In the ambit of the Conference “Migration, Citizenship, Human Rights” 27 Nov 2017
Universidade Nova De Lisboa
Intervention by JASON KEITH FERNANDES
Before I begin I would like to thank the organisers of this event, and in particular Prof. Cristina Nogueira, for having invited me to participate in this event. While my research interests are focussed on citizenship, they have more to do with the citizenship of those in Goa, a former province of Portugal. It is precisely from this somewhat displaced location that I would like to contribute to this debate.
Thus, this afternoon, rather than address the question “Quem nasce em Portugal é português” directly, I will take a couple of steps back to reflect on the kind of framework through which we can address the citizenship rights of people who are associated with this country. Such a step back is necessary because while ‘jus soli’ is a valid argument that we can base our activism for citizenship rights on, we need to also draw from the larger context within which jus soli has traditionally been associated, if not born from. Indeed, I believe that through the argument I am making we could move beyond the argument of jus soli, to have an additional logic on which to base the change in citizenship law.
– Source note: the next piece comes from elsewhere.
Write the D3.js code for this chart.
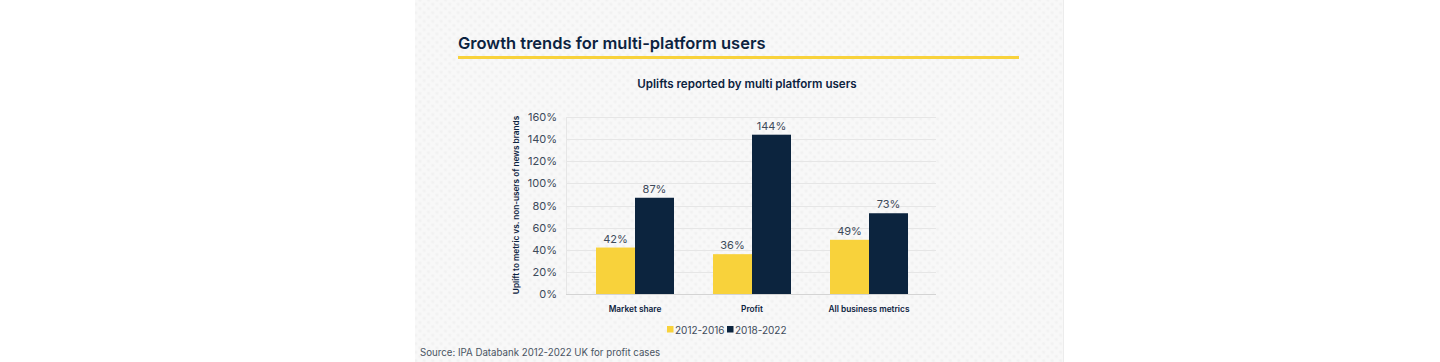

This context is that of empire, and my argument is that our citizenship activism must be motivated by a spirit of empire. I know that making such an argument in Portugal, with its own history of empire is bound to be controversial, but I believe that my argument offers nuances that distinguish it from the way the history of empire is normally valorized in this country. In an article that was part of the collection that reflected on the Roman empire’s extension of citizenship to all residents of the Empire, Hervé Ingelbert (2016) argues that “Augustine disapproved of Roman imperialism, but not the Roman Empire.” While convinced of Roman superiority, and the benefits of the empire, Augustine mourned that the extension of the empire and citizenship did not take place via negotiation and mourned that route for its spread was imposition and war. In other words, while Augustine approved of empire, he disapproved of imperialism. I think that this is a useful distinction that can be made, where imperialism is the aggressive act of extension, whereas empire can in fact be something that is much broader and embracing. Let us remember that the affect that motivates the change in the citizenship law is precisely that of embrace.
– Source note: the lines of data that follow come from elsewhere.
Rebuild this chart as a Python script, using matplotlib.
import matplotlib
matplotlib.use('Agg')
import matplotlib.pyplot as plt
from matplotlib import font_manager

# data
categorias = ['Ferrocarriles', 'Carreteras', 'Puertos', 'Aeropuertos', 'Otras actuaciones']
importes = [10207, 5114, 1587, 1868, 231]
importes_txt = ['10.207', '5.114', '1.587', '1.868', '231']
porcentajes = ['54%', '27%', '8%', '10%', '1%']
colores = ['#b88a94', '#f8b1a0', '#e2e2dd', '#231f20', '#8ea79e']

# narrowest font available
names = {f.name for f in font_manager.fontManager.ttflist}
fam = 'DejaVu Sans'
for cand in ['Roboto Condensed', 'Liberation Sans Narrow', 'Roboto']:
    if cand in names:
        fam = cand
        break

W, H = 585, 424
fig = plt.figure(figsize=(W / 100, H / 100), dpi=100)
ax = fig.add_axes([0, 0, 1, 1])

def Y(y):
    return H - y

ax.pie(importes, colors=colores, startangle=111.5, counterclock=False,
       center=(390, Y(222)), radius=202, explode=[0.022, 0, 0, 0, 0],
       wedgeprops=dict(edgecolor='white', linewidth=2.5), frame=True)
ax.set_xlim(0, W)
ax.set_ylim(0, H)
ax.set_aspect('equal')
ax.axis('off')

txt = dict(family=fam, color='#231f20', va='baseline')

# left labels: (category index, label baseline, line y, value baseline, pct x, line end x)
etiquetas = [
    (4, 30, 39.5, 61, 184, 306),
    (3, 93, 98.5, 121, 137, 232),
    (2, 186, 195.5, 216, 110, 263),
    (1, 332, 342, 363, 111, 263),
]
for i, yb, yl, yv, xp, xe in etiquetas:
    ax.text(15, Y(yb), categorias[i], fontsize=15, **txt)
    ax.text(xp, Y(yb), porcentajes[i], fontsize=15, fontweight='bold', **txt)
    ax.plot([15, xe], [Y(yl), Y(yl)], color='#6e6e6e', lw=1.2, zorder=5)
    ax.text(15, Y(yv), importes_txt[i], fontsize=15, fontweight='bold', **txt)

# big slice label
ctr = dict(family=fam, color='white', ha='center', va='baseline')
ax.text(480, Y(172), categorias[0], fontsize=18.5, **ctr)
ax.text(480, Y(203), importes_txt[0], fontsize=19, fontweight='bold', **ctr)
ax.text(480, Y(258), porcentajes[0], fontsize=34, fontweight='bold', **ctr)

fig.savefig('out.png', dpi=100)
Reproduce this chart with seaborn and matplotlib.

But can there be, some would ask, an empire without imperialism? In his book The European Empire (2016), Josep Colomer suggests that the EU is a good example of an empire that is not imperialistic, but expands through consensus. In his definition, “Empire means a form of political organisation for a vast territory which is based on a variety of formulas to link the units to the centre, and, as not having fixed borders it is also open to changes in membership.” My interest, however, lies not so much in the dimension of territory, as much as in the implication of this form of polity on the people within the empire, i.e. on citizenship. In this aspect one can recognise that the EU has given members of EU nations similar rights, as well as a freedom of movement, for both leisure and work across these territories.
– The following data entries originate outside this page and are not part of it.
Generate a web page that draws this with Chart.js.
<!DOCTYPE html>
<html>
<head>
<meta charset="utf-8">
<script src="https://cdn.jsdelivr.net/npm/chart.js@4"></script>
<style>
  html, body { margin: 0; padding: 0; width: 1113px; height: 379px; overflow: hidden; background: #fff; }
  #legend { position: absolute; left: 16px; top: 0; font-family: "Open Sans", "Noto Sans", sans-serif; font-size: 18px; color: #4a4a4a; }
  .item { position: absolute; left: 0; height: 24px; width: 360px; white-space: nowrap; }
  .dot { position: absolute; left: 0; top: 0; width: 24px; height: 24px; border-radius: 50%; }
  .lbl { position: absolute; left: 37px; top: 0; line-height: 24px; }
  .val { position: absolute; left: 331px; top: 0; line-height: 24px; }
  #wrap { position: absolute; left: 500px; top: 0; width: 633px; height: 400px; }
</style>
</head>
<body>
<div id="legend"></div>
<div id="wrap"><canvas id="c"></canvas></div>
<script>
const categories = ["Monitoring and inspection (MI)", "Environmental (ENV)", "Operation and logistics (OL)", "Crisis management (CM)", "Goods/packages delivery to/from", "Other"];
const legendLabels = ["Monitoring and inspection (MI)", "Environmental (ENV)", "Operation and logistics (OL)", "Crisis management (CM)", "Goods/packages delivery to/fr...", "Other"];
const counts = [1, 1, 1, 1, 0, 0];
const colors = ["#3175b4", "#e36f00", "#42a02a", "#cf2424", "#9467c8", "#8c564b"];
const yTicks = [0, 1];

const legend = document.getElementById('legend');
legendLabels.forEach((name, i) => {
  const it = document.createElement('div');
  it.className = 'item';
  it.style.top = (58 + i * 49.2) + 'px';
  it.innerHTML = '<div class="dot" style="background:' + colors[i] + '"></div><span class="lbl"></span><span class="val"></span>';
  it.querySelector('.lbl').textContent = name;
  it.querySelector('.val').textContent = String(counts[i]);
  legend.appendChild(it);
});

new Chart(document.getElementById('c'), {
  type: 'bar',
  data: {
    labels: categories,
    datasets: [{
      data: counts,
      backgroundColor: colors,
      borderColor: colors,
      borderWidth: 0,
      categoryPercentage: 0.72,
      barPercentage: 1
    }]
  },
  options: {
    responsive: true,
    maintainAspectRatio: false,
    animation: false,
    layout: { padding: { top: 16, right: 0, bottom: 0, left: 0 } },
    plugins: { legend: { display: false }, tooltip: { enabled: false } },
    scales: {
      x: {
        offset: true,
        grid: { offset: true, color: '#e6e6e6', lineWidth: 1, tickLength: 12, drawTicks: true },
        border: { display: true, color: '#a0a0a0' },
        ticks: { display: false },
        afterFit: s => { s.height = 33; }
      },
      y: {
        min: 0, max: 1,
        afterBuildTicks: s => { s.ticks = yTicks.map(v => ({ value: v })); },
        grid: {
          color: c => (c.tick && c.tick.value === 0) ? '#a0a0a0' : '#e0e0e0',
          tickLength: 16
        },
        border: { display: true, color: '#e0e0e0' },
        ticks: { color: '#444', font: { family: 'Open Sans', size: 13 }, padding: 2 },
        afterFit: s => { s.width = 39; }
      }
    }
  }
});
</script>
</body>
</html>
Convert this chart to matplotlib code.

Such rights of movement and work might have been enjoyed by a larger segment of the global population had it not been for the manner in which decolonization was carried out. Decolonization, which was meant to be about affirming the rights of the colonized, their equality within the polity – i.e. the imperial polity, resulted in the restriction of their rights to travel within the imperial territory, to their imprisonment within national states. This is an argument that has been admirably elaborated by the Barry Hindess (2000) some years ago.
In the Portuguese case especially by suggesting that Portugal did not have colonies but overseas provinces, there was a formal acknowledgement of citizenship, if not a de facto realisation of these rights. In this context decolonization has in fact implied the rescinding of rights in the empire, and rights in the metropole. We need to bear in mind the following principle, an act of decolonization cannot be about the stripping of rights, it ought to be about the recognition of rights, i.e. the addition of more rights recognised by the state. Let us recollect that, as far as I know, a large number of the immigrants who are born in Portugal and will benefit from the proposed nationality law, are those from former colonies. Indeed, their presence here is the result of the imperial links that were forged between them and continental Portugal. It thus is a travesty of justice, and a testament to the wickedness of the process of decolonization that these groups are rendered without citizenship rights in a state with which they have traditional links.
I should point out that this is not my argument alone. In a recently published work Freedom Time (2015) Gary Wilder has highlighted that the Senghor and Aime Cesaire did not make univocal demands for national independence, but in fact also claimed for continuing relationships with the metropole, in a kind of imperial federation. We know that such a relationship was also contemplated within the Portuguese empire but did not eventually win out.
The definition of empire that Colomer offers also reveals other aspects in which the empire is preferable to the post-colonial nation-state. The nation-state, which relies on forming citizens into a nation, has demonstrated that its existence is based on quotidian violence against those who cannot, or will not, become part of the nation. The empire, on the other hand, is capable of having a flexible relationship with those within its boundaries. What matters, are addressing the rights of the citizens. In the context of the on-going debates this distinction between the nation-state and empire, once again complicates our appreciation of the way in which Portuguese nationalism and the requirements for citizenship is based on the knowledge of the Portuguese language. I am not making an argument that groups can remain within Portugal without learning the language. The Portuguese language is the dominant language of the state, and the form through which the state communicates with its citizens, knowledge of this language is thus critical. However, to set it up as the single definer of Portuguese identity ensures that it ignores the complex ways in which Portuguese-ness can be, and is, expressed through other languages. These would be the languages that are spoken both by groups that have been historically Portuguese – that is colonized populations that do not necessarily speak Portuguese – as well as those that have recently begun making Portugal a home. I make this argument, because while jus soli is being argued for one set of proto-citizens of Portugal, jus sanguinis is being argued for another set – those who descend from Portuguese, and these descendants are required to demonstrate a capacity to speak Portuguese. But does this requirement not presume a certain kind of Portuguese ancestor? Weren’t those who were under the Portuguese crown, or sovereignty, that is the colonized, also Portuguese even though they did not speak Portuguese?
I will conclude my initial comments here, by suggesting, that when debating the change in nationality laws we need to explore the way in which the concept of empire can be usefully brought to the table to expand the manner in which we argue for the rights of citizens.
Colomer, Josep M. 2016. The European Empire. CreateSpace Independent Publishing Platform.
Hindess, Barry. 2000. “Citizenship in the International Management of Populations.” American Behavioral Scientist 43 (9):1486–97.
Inglebert, Hervé. 2016. “Christian Reflections on Roman Citizenship (200-430).” In Citizenship and Empire in Europe 200-1900: The Antonine Constitution after 1800 Years, edited by Clifford Ando, 99–112. Stuttgart: Franz Steiner Verlag.
Wilder, Gary. 2015. Freedom Time: Negritude, Decolonization, and the Future of the World. Durham: Duke University Press.